Felipe Oliveira Baptista raises questions about the fate of our environment—and how to leverage the present toward a more optimistic future

Kenzo creative director Felipe Oliveira Baptista has a few questions. Namely, what the hell is going on in the world? The French brand’s Spring/Summer 2021 offering is an apiary-themed collection that renders models as beekeepers and already has the internet teeming with excitement.

Marked by lavender palettes and design elements that cross-pollinate the brand’s time-honored fidelity to tigers and flower patterns updated for the digital age, the latest collection is a full expression of the solemnity and precarity of the present world.

“So, where do we go from here? How do we move on? How can we help people? Make them dream?” Baptista implores us to explore the deeper ontology of this moment. Inspired by dichotomy—the collection juxtaposes heritage and innovation; positions melancholy against joy; and leverages the reality of this present experience against a more optimistic future.
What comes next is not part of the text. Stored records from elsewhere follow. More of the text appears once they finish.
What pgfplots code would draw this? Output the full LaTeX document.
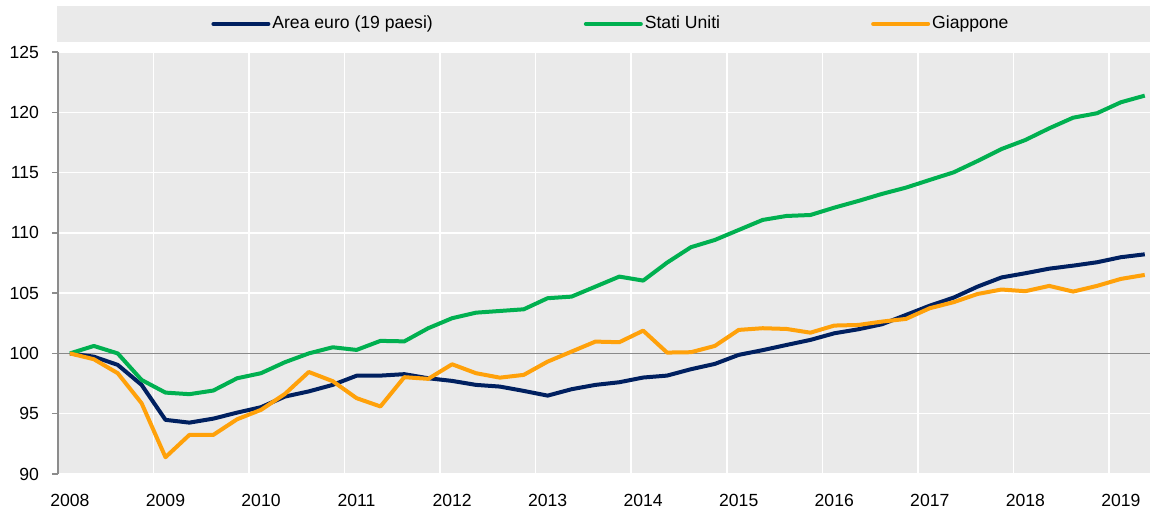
\documentclass[border=0pt]{standalone}
\usepackage{fontspec}
\setmainfont{Liberation Sans}
\usepackage{pgfplots}
\pgfplotsset{compat=1.18}
\definecolor{navy}{HTML}{002060}
\definecolor{usgreen}{HTML}{00B050}
\definecolor{jporange}{HTML}{FFA10A}
\definecolor{bggray}{HTML}{EAEAEA}
\definecolor{spinegray}{HTML}{8C8C8C}
\definecolor{gray100}{HTML}{8A8A8A}

\pgfplotstableread{
i ea us jp
0 100.00 100.00 100.00
1 99.73 100.62 99.52
2 99.05 100.00 98.36
3 97.39 97.80 95.87
4 94.49 96.75 91.39
5 94.26 96.62 93.24
6 94.59 96.92 93.24
7 95.09 97.94 94.54
8 95.54 98.36 95.32
9 96.42 99.27 96.64
10 96.85 100.00 98.46
11 97.39 100.51 97.70
12 98.15 100.29 96.29
13 98.16 101.04 95.60
14 98.28 101.00 98.03
15 97.94 102.09 97.89
16 97.72 102.92 99.10
17 97.39 103.38 98.36
18 97.25 103.52 97.99
19 96.89 103.66 98.22
20 96.50 104.58 99.32
21 97.03 104.71 100.15
22 97.39 105.54 100.98
23 97.61 106.37 100.93
24 98.00 106.04 101.89
25 98.16 107.53 100.07
26 98.69 108.81 100.10
27 99.13 109.41 100.62
28 99.88 110.24 101.95
29 100.27 111.07 102.09
30 100.70 111.40 102.03
31 101.12 111.48 101.72
32 101.67 112.09 102.31
33 102.00 112.64 102.36
34 102.42 113.23 102.64
35 103.19 113.75 102.86
36 103.96 114.39 103.75
37 104.63 115.02 104.25
38 105.54 115.96 104.93
39 106.30 116.95 105.30
40 106.65 117.70 105.16
41 107.03 118.67 105.60
42 107.28 119.55 105.13
43 107.56 119.92 105.60
44 107.98 120.83 106.18
45 108.22 121.38 106.51
}\datatable

\begin{document}
\begin{tikzpicture}[font=\fontsize{8.8}{10.5}\selectfont]
\useasboundingbox (0,0) rectangle (575pt,256pt);
\fill[bggray] (28.5pt,235pt) rectangle (575pt,253pt);
\begin{axis}[
  at={(29pt,19pt)}, anchor=south west,
  width=546pt, height=211pt, scale only axis,
  xmin=-0.5, xmax=45.22, ymin=90, ymax=125,
  axis background/.style={fill=bggray},
  axis x line*=bottom, axis y line*=left,
  x axis line style={draw=none},
  y axis line style={draw=spinegray, line width=0.75pt},
  xtick={0,4,8,12,16,20,24,28,32,36,40,44},
  xticklabels={2008,2009,2010,2011,2012,2013,2014,2015,2016,2017,2018,2019},
  minor xtick={3.5,7.5,11.5,15.5,19.5,23.5,27.5,31.5,35.5,39.5,43.5},
  xmajorgrids=false, xminorgrids=true,
  ytick={90,95,100,105,110,115,120,125}, ymajorgrids=true,
  grid style={white, line width=0.75pt},
  minor grid style={white, line width=0.75pt},
  xtick style={draw=none}, minor tick length=0pt,
  ytick style={draw=spinegray, line width=0.75pt},
  tick align=outside, major tick length=3pt,
  extra y ticks={100}, extra y tick labels={},
  extra y tick style={grid style={gray100, line width=0.75pt}, major tick length=0pt},
  /pgf/number format/assume math mode=true,
  yticklabel style={xshift=-3pt},
  xticklabel style={yshift=-3.5pt},
  legend columns=3,
  legend image code/.code={\draw[#1, line cap=round] (0pt,0pt) -- (27.5pt,0pt);},
  legend style={at={(axis description cs:0.1401,1.0664)}, anchor=west,
    draw=none, fill=none, inner sep=0pt, nodes={inner sep=1pt},
    /tikz/every even column/.append style={column sep=74.5pt}},
]
\addplot[navy, line width=2pt, line join=round] table[x=i, y=ea] {\datatable};
\addlegendentry{Area euro (19 paesi)}
\addplot[usgreen, line width=2pt, line join=round] table[x=i, y=us] {\datatable};
\addlegendentry{Stati Uniti}
\addplot[jporange, line width=2pt, line join=round] table[x=i, y=jp] {\datatable};
\addlegendentry{Giappone}
\end{axis}
\end{tikzpicture}
\end{document}
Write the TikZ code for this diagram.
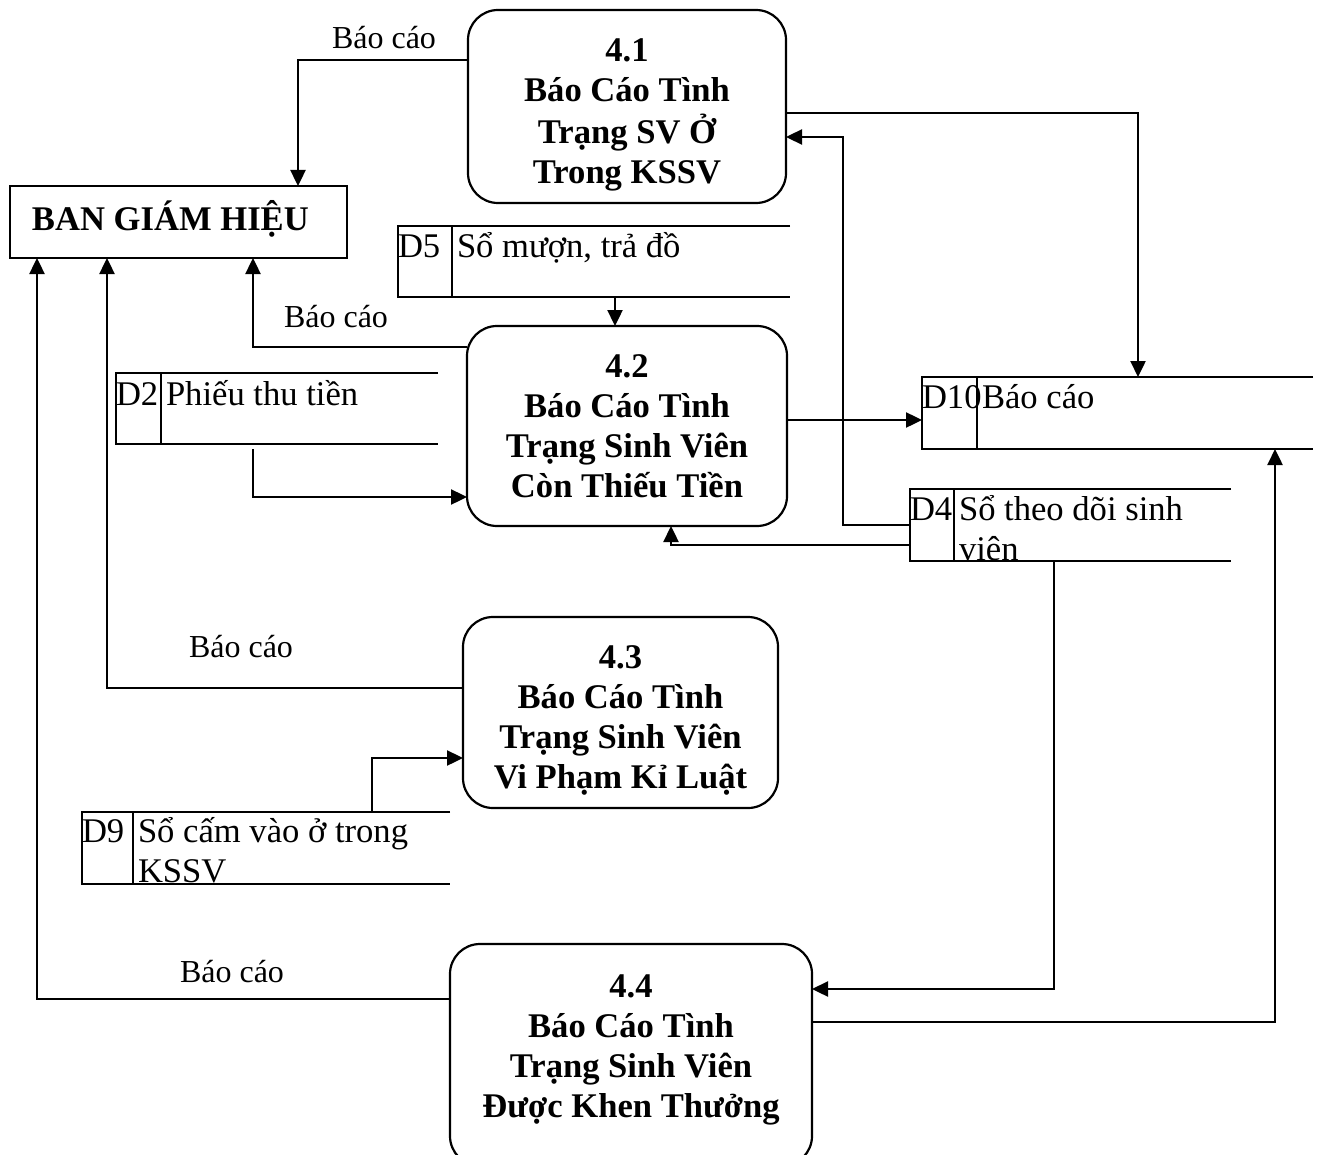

The oversized and diaphanous fabrics draped over models create a kind of luxury beekeeper suit, a rich and emblematic leitmotif that conjures visions of personal safety and protection as well as anonymity and audacity. It reflects the reflex of exigent concerns around health, while also serving as a reminder to love our planet—bees are the catalyst of all food and life and their extinction has profound implications for humanity’s relationship with the planet itself. 

And while fashion has struggled to keep pace with the commercial demands and the quixotic nature of the fashion week schedule, Baptista proves he has been a busy bee, drawing inspiration from limitation. In his first year at Kenzo, Baptiste already has the fashion world buzzing. What else has he got going on in the Kenzo hive?